Well Gemini completely hallucinated command line switches on a recent question I...

mptest · 2024-10-14T00:22:42.000000Z

In my experience o1 is not comparable to any other llm experience. I have had multiple phd friends test it - it's what has turned them from stochastic parrot campers to possible believers

and to be clear - as a layman, (in almost every field) I've recognized that llm's weren't up to the challenge of disavowing that notion from my phd friends up until o1 and never even tried, even though I've 'believed' since gpt 2

Tostino · 2024-10-14T01:27:26.000000Z

I haven't found really any use case that o1 was better than 4o or 3.5 Sonnet that related to actual work.
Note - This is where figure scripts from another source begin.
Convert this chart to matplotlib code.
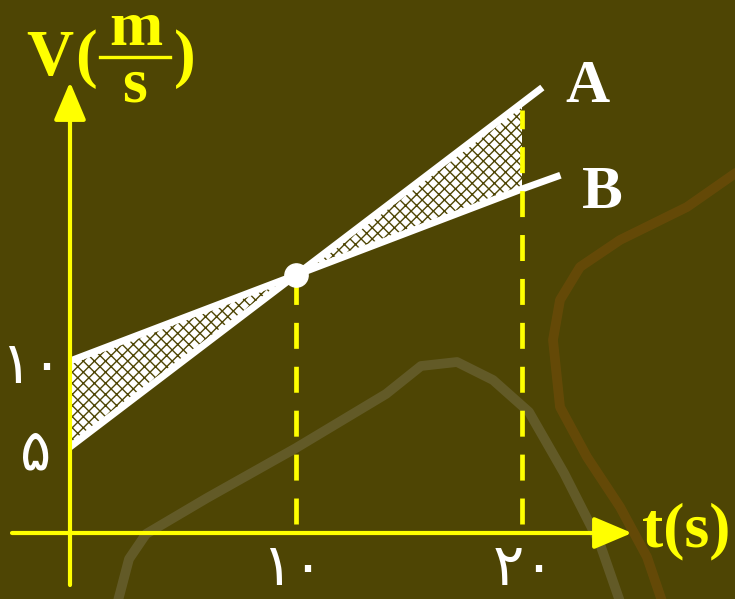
import numpy as np
import matplotlib
matplotlib.use("Agg")
from matplotlib import pyplot as plt
from matplotlib.transforms import Affine2D

# velocity-time lines (t in s, v in m/s)
t_A = [0, 10, 20, 20.9]
v_A = [5, 15, 25, 25.9]
t_B = [0, 10, 20, 21.7]
v_B = [10, 15, 20, 20.8]
t_fill = [0, 10, 20]
fill_A = [5, 15, 25]
fill_B = [10, 15, 20]
t_marks = [10, 20]
v_marks = [15, 25]
x_ticks = ["۱۰", "۲۰"]
y_ticks = ["۱۰", "۵"]
y_tick_vals = [10, 5]

# faint background strokes from the photo (pixel coords)
grey_x = [114, 129, 146, 207, 296, 386, 421, 457, 493, 529, 564, 600, 625]
grey_y = [616, 559, 534, 498, 448, 394, 366, 362, 380, 412, 473, 544, 616]
orange_x = [740, 687, 620, 580, 560, 553, 560, 587, 620, 647, 665]
orange_y = [170, 207, 240, 267, 300, 340, 407, 457, 507, 557, 610]

BG = "#4e4504"
YEL = "#ffff00"
W, H = 735, 599

fig = plt.figure(figsize=(7.35, 5.99), dpi=100, facecolor=BG)
ax = fig.add_axes([0, 0, 1, 1])
ax.set_facecolor(BG)
ax.set_xlim(-70 / 22.6, 665 / 22.6)
ax.set_ylim(-66 / 17.2, 533 / 17.2)
ax.axis("off")

pix = Affine2D().scale(1 / W, -1 / H).translate(0, 1) + fig.transFigure
ax.plot(grey_x, grey_y, color="#77704a", lw=7, alpha=0.5, transform=pix,
        solid_joinstyle="round", solid_capstyle="round", zorder=1)
ax.plot(orange_x, orange_y, color="#80500c", lw=7, alpha=0.45, transform=pix,
        solid_joinstyle="round", solid_capstyle="round", zorder=1)

# shaded area between the lines
plt.rcParams["hatch.linewidth"] = 1.0
ax.fill_between(t_fill, fill_A, fill_B, facecolor="white", edgecolor=BG,
                hatch="xxx", linewidth=0, zorder=3)
ax.plot(t_A, v_A, color="white", lw=5, solid_capstyle="butt", zorder=4)
ax.plot(t_B, v_B, color="white", lw=5, solid_capstyle="butt", zorder=4)
ax.scatter([t_marks[0]], [v_marks[0]], s=280, color="white", zorder=6)

# dashed guides
for t, v in zip(t_marks, v_marks):
    ax.plot([t, t], [0.5, v - 0.4], color=YEL, lw=3.4,
            linestyle=(0, (5.5, 3.8)), zorder=5)

# axes with arrows
arrow = dict(arrowstyle="-|>,head_length=1.3,head_width=0.55", color=YEL,
             lw=3, mutation_scale=18, shrinkA=0, shrinkB=0)
ax.annotate("", xy=(562 / 22.6, 0), xytext=(-58 / 22.6, 0), arrowprops=arrow, zorder=5)
ax.annotate("", xy=(0, 451 / 17.2), xytext=(0, -52 / 17.2), arrowprops=arrow, zorder=5)

# labels
serif = dict(family="Liberation Serif", weight="bold")
ft = fig.transFigure
def fx(x):
    return x / W
def fy(y):
    return 1 - y / H

fig.text(fx(50), fy(75), "V", color=YEL, fontsize=47, ha="center", va="baseline", **serif)
fig.text(fx(86), fy(59), "(", color=YEL, fontsize=47, ha="center", va="center", **serif)
fig.text(fx(136), fy(45), "m", color=YEL, fontsize=46, ha="center", va="baseline", **serif)
fig.text(fx(135), fy(102), "s", color=YEL, fontsize=46, ha="center", va="baseline", **serif)
fig.text(fx(185), fy(59), ")", color=YEL, fontsize=47, ha="center", va="center", **serif)
fig.add_artist(plt.Line2D([fx(100), fx(170)], [fy(57), fy(57)], color=YEL, lw=2.4, transform=ft))
fig.text(fx(686), fy(531), "t(s)", color=YEL, fontsize=46, ha="center", va="center", **serif)
fig.text(fx(587), fy(102), "A", color="white", fontsize=44, ha="center", va="baseline", **serif)
fig.text(fx(602), fy(208), "B", color="white", fontsize=44, ha="center", va="baseline", **serif)

# Persian tick labels
digit = dict(color="white", fontsize=42, ha="center", va="baseline", family=["DejaVu Sans"])
for t, lab, base, dx in zip(t_marks, x_ticks, [585, 585], [-4, 2]):
    fig.text(fx(70 + 22.6 * t + dx), fy(base), lab, **digit)
for v, lab, cx in zip(y_tick_vals, y_ticks, [31, 36]):
    fig.text(fx(cx), fy(533 - 17.2 * v + 22), lab, **digit)

fig.savefig("out.png", dpi=100, facecolor=BG)
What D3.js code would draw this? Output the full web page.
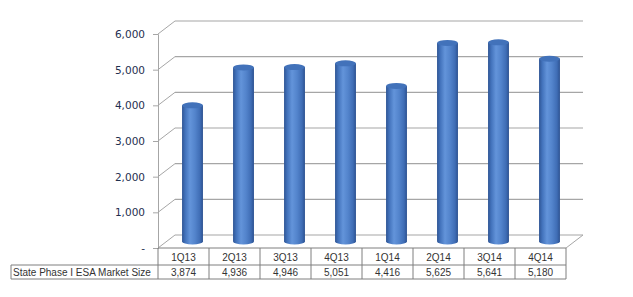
<!DOCTYPE html>
<meta charset="UTF-8">
<style>
    body { margin: 0; background: #fff; }
    svg { display: block; }
</style>
<body>
<script src="https://d3js.org/d3.v7.min.js"></script>
<script>

// chart data
var quarters = ["1Q13", "2Q13", "3Q13", "4Q13", "1Q14", "2Q14", "3Q14", "4Q14"];
var marketSize = [3874, 4936, 4946, 5051, 4416, 5625, 5641, 5180];
var yTicks = [0, 1000, 2000, 3000, 4000, 5000, 6000];
var seriesName = "State Phase I ESA Market Size";

var width = 633, height = 297;

// front plane of the 3d box
var plotLeft = 158, plotRight = 566, plotBase = 248, plotTop = 34;
// depth offset of the back wall
var dx = 17, dy = -13;

var x = d3.scaleBand().domain(quarters).range([plotLeft, plotRight]);
var y = d3.scaleLinear().domain([0, 6000]).range([plotBase, plotTop]);

var svg = d3.select("body").append("svg")
    .attr("width", width)
    .attr("height", height);

var grid = "#a6a6a6";

// back wall gridlines
svg.selectAll(".grid")
    .data(yTicks)
  .enter().append("line")
    .attr("x1", plotLeft + dx).attr("x2", plotRight + dx)
    .attr("y1", function(d) { return y(d) + dy; })
    .attr("y2", function(d) { return y(d) + dy; })
    .attr("stroke", grid).attr("stroke-width", 1.2);

// side wall diagonals
svg.selectAll(".diag")
    .data(yTicks)
  .enter().append("line")
    .attr("x1", plotLeft).attr("x2", plotLeft + dx)
    .attr("y1", function(d) { return y(d); })
    .attr("y2", function(d) { return y(d) + dy; })
    .attr("stroke", grid).attr("stroke-width", 1);

// floor right edge
svg.append("line")
    .attr("x1", plotRight).attr("y1", plotBase)
    .attr("x2", plotRight + dx).attr("y2", plotBase + dy)
    .attr("stroke", grid);

// front y axis
var yAxis = svg.append("g")
    .attr("transform", "translate(" + plotLeft + ",0)")
    .call(d3.axisLeft(y).tickValues(yTicks).tickSize(5).tickPadding(8)
        .tickFormat(function(d) { return d === 0 ? "-" : d3.format(",")(d); }));
yAxis.select(".domain").attr("stroke", grid);
yAxis.selectAll(".tick line").attr("stroke", grid);
yAxis.selectAll("text")
    .attr("font-family", "DejaVu Sans, Verdana, sans-serif")
    .attr("font-size", "10.5px")
    .attr("fill", "#1f2f4f");

// cylinder gradient
var defs = svg.append("defs");
var grad = defs.append("linearGradient").attr("id", "cyl")
    .attr("x1", "0%").attr("x2", "100%").attr("y1", "0%").attr("y2", "0%");
[["0%", "#2f5594"], ["15%", "#4272bb"], ["38%", "#6394da"], ["62%", "#5384cc"],
 ["86%", "#3f6db5"], ["100%", "#2c5190"]].forEach(function(s) {
    grad.append("stop").attr("offset", s[0]).attr("stop-color", s[1]);
});

// bars as cylinders at mid depth
var bw = x.bandwidth() * 0.41;
var ox = 9, oy = -6.5, ry = 3;
var bars = svg.selectAll(".bar")
    .data(quarters)
  .enter().append("g")
    .attr("class", "bar");

bars.append("path")
    .attr("d", function(d, i) {
        var cx = x(d) + x.bandwidth() / 2 + ox;
        var yt = y(marketSize[i]) + oy + 2, yb = y(0) + oy;
        return "M" + (cx - bw / 2) + "," + yt +
            "L" + (cx - bw / 2) + "," + yb +
            "A" + (bw / 2) + "," + ry + " 0 0 0 " + (cx + bw / 2) + "," + yb +
            "L" + (cx + bw / 2) + "," + yt + "Z";
    })
    .attr("fill", "url(#cyl)");

bars.append("ellipse")
    .attr("cx", function(d) { return x(d) + x.bandwidth() / 2 + ox; })
    .attr("cy", function(d, i) { return y(marketSize[i]) + oy + 2; })
    .attr("rx", bw / 2).attr("ry", ry)
    .attr("fill", "#4272ba");

// data table
var row2 = plotBase + 17, row3 = 279;
var tbl = svg.append("g").attr("stroke", "#7f7f7f").attr("stroke-width", 1).attr("fill", "none");
tbl.append("line").attr("x1", plotLeft).attr("x2", plotRight).attr("y1", plotBase).attr("y2", plotBase);
tbl.append("line").attr("x1", 11).attr("x2", plotRight).attr("y1", row2).attr("y2", row2);
tbl.append("line").attr("x1", 11).attr("x2", plotRight).attr("y1", row3).attr("y2", row3);
tbl.append("line").attr("x1", 11).attr("x2", 11).attr("y1", row2).attr("y2", row3);
tbl.selectAll(".col")
    .data(quarters.concat(["end"]))
  .enter().append("line")
    .attr("x1", function(d, i) { return plotLeft + i * x.bandwidth(); })
    .attr("x2", function(d, i) { return plotLeft + i * x.bandwidth(); })
    .attr("y1", plotBase).attr("y2", row3);

var tf = "Liberation Sans, Arial, sans-serif";
svg.selectAll(".cat")
    .data(quarters)
  .enter().append("text")
    .attr("x", function(d) { return x(d) + x.bandwidth() / 2; })
    .attr("y", plotBase + 12.5)
    .attr("text-anchor", "middle")
    .attr("font-family", tf).attr("font-size", "10px").attr("fill", "#333")
    .text(function(d) { return d; });

svg.selectAll(".val")
    .data(quarters)
  .enter().append("text")
    .attr("x", function(d) { return x(d) + x.bandwidth() / 2; })
    .attr("y", row2 + 10.5)
    .attr("text-anchor", "middle")
    .attr("font-family", tf).attr("font-size", "10px").attr("fill", "#333")
    .text(function(d, i) { return d3.format(",")(marketSize[i]); });

svg.append("text")
    .attr("x", 13).attr("y", row2 + 10.5)
    .attr("font-family", tf).attr("font-size", "10px").attr("fill", "#333")
    .text(seriesName);

</script>
</body>
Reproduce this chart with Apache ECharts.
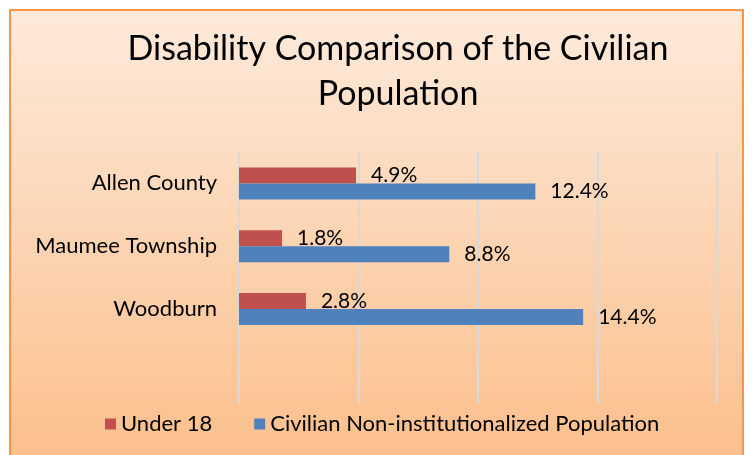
<!DOCTYPE html>
<html>
<head>
<meta charset="utf-8">
<script src="https://cdn.jsdelivr.net/npm/echarts@6/dist/echarts.min.js"></script>
<style>
  html, body { margin: 0; padding: 0; background: #fff; }
  #chart { width: 752px; height: 455px; }
</style>
</head>
<body>
<div id="chart"></div>
<script>
const titleText = 'Disability Comparison of the Civilian\nPopulation'
const categories = ['Allen County', 'Maumee Township', 'Woodburn', '']
const seriesNames = ['Under 18', 'Civilian Non-institutionalized Population']
const under18 = [4.9, 1.8, 2.8, null]
const civilian = [12.4, 8.8, 14.4, null]
const colors = ['#c0504d', '#4f81bd']

const font = 'Lato, "Open Sans", sans-serif'
const chart = echarts.init(document.getElementById('chart'))

const labelOpt = {
  show: true,
  position: 'right',
  distance: 15,
  color: '#000',
  fontSize: 21,
  fontFamily: font,
  formatter: p => p.value.toFixed(1) + '%'
}

chart.setOption({
  animation: false,
  color: colors,
  graphic: [{
    type: 'rect',
    z: -10,
    silent: true,
    shape: { x: 10, y: 10, width: 733, height: 460 },
    style: {
      fill: new echarts.graphic.LinearGradient(0, 0, 0, 1, [
        { offset: 0, color: '#fdeadb' },
        { offset: 1, color: '#fbbe8a' }
      ]),
      stroke: '#f79646',
      lineWidth: 2
    }
  }],
  title: {
    text: titleText,
    left: 393,
    top: 22,
    textAlign: 'center',
    textStyle: { fontSize: 34, fontWeight: 'normal', color: '#000', fontFamily: font, lineHeight: 45 }
  },
  legend: {
    data: seriesNames,
    left: 100,
    top: 408,
    itemWidth: 11,
    itemHeight: 11,
    itemGap: 42,
    icon: 'rect',
    textStyle: { fontSize: 22, color: '#000', fontFamily: font }
  },
  grid: { left: 239, right: 35, top: 152, bottom: 52, containLabel: false },
  xAxis: {
    type: 'value',
    min: 0,
    max: 20,
    interval: 5,
    axisLabel: { show: false },
    axisLine: { show: false },
    axisTick: { show: false },
    splitLine: { lineStyle: { color: '#d9d9d9', width: 2 } }
  },
  yAxis: {
    type: 'category',
    data: categories,
    inverse: true,
    axisLine: { show: false },
    axisTick: { show: false },
    axisLabel: { fontSize: 22, color: '#000', fontFamily: font, margin: 22 }
  },
  series: [
    { name: seriesNames[0], type: 'bar', data: under18, barWidth: 16, barGap: '0%', label: labelOpt },
    { name: seriesNames[1], type: 'bar', data: civilian, barWidth: 16, barGap: '0%', label: labelOpt }
  ]
})
</script>
</body>
</html>
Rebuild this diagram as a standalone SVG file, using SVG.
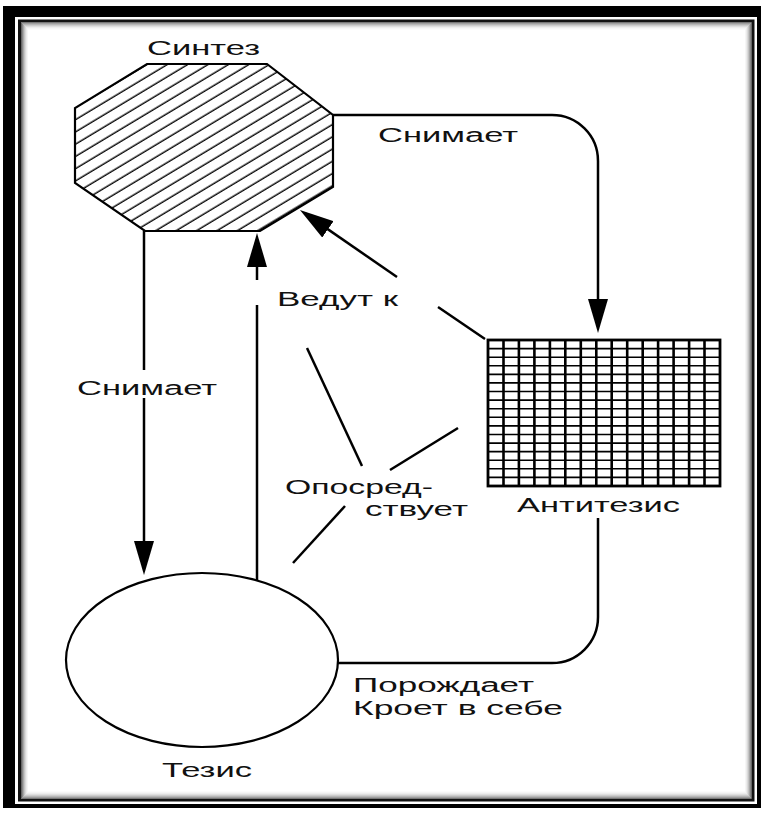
<svg xmlns="http://www.w3.org/2000/svg" width="766" height="813" viewBox="0 0 766 813">
<style>
.ln{stroke:#000;stroke-width:2.5;fill:none}
.lbl{font-family:"Liberation Sans",Arial,sans-serif;font-size:20px;fill:#111}
.shape{stroke:#000;stroke-width:2.2}
</style>
<defs>
<pattern id="hatch" patternUnits="userSpaceOnUse" width="10.5" height="10.5" patternTransform="rotate(-31)">
<line x1="0" y1="5" x2="10.5" y2="5" stroke="#000" stroke-width="1.4"/>
</pattern>
<marker id="ah" viewBox="0 0 34 20" refX="28" refY="10" markerWidth="34" markerHeight="20" markerUnits="userSpaceOnUse" orient="auto">
<path d="M0,0 L34,10 L0,20 Z" fill="#000"/>
</marker>
</defs>
<rect x="0" y="0" width="766" height="813" fill="#fff"/>
<g id="frame">
<path d="M3,6 H761 V808 H3 Z M15,17 V804 H757 V17 Z" fill="#000" fill-rule="evenodd"/>
<rect x="19.5" y="21" width="733.5" height="779" fill="none" stroke="#111" stroke-width="3"/>
<g fill="none" stroke-width="1">
<rect x="21.5" y="23" width="730" height="775" stroke="#666"/>
<rect x="22.5" y="24" width="728" height="773" stroke="#888"/>
<rect x="23.5" y="25" width="726" height="771" stroke="#a8a8a8"/>
<rect x="24.5" y="26" width="724" height="769" stroke="#c4c4c4"/>
<rect x="25.5" y="27" width="722" height="767" stroke="#dadada"/>
<rect x="26.5" y="28" width="720" height="765" stroke="#ebebeb"/>
<rect x="27.5" y="29" width="718" height="763" stroke="#f6f6f6"/>
</g>
</g>
<g id="connectors">
<path class="ln" d="M333,115 H552 A46,46 0 0 1 598,161 V327" marker-end="url(#ah)"/>
<path class="ln" d="M144,231 V370"/>
<path class="ln" d="M144,398 V569" marker-end="url(#ah)"/>
<path class="ln" d="M257,580 V305"/>
<path class="ln" d="M257,280 V239" marker-end="url(#ah)"/>
<path class="ln" d="M485,339 L438,307"/>
<path class="ln" d="M397,277 L304.9,213.4" marker-end="url(#ah)"/>
<path class="ln" d="M598,518 V617 A46,46 0 0 1 552,663 H338"/>
<path class="ln" d="M307,348 L362,466"/>
<path class="ln" d="M458,428 L390,470"/>
<path class="ln" d="M345,506 L293,563"/>
</g>
<g id="synthesis">
<path class="shape" d="M147,64 L267,64 L333,115 L333,187 L260,231 L145,231 L75,183 L75,108 Z" fill="url(#hatch)"/>
<text class="lbl" x="147" y="55" textLength="113" lengthAdjust="spacingAndGlyphs">Синтез</text>
</g>
<g id="antithesis">
<rect x="488" y="340" width="232" height="146" fill="#fff"/>
<path stroke="#000" stroke-width="1.6" fill="none" d="M488,348.6H720M488,357.2H720M488,365.8H720M488,374.4H720M488,382.9H720M488,391.5H720M488,400.1H720M488,408.7H720M488,417.3H720M488,425.9H720M488,434.5H720M488,443.1H720M488,451.6H720M488,460.2H720M488,468.8H720M488,477.4H720"/>
<path stroke="#000" stroke-width="2.6" fill="none" d="M503.5,340V486M518.9,340V486M534.4,340V486M549.9,340V486M565.3,340V486M580.8,340V486M596.3,340V486M611.7,340V486M627.2,340V486M642.7,340V486M658.1,340V486M673.6,340V486M689.1,340V486M704.5,340V486"/>
<rect x="488" y="340" width="232" height="146" fill="none" stroke="#000" stroke-width="2.8"/>
<text class="lbl" x="517" y="512" textLength="163" lengthAdjust="spacingAndGlyphs">Антитезис</text>
</g>
<g id="thesis">
<ellipse class="shape" cx="202" cy="660" rx="136" ry="87" fill="#fff"/>
<text class="lbl" x="162" y="777" textLength="90" lengthAdjust="spacingAndGlyphs">Тезис</text>
</g>
<g id="labels">
<text class="lbl" x="378" y="142" textLength="140" lengthAdjust="spacingAndGlyphs">Снимает</text>
<text class="lbl" x="77" y="395" textLength="140" lengthAdjust="spacingAndGlyphs">Снимает</text>
<text class="lbl" x="277" y="306" textLength="121" lengthAdjust="spacingAndGlyphs">Ведут к</text>
<text class="lbl" x="285" y="494" textLength="148" lengthAdjust="spacingAndGlyphs">Опосред-</text>
<text class="lbl" x="365" y="516" textLength="103" lengthAdjust="spacingAndGlyphs">ствует</text>
<text class="lbl" x="353" y="692" textLength="181" lengthAdjust="spacingAndGlyphs">Порождает</text>
<text class="lbl" x="353" y="715" textLength="210" lengthAdjust="spacingAndGlyphs">Кроет в себе</text>
</g>
</svg>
Any time I tried some of the more complex prompts I was working through something with Sonnet or 4o, o1 would totally miss important points and ignore a lot of the instructions while going really deep trying to figure out some relatively basic portions of the prompt.

Seems fine for reasonably simple prompts, but gets caught up when things get deeper.

mptest · 2024-10-14T01:32:26.000000Z

Yeah, I generally agree with that. Why I said it only moved them from stochastic parrot campers to "possible" believers - to clarify, the few I've had test it have all pretty much said "this feels like it could lead to real reasoning/productivity/advances/intelligence".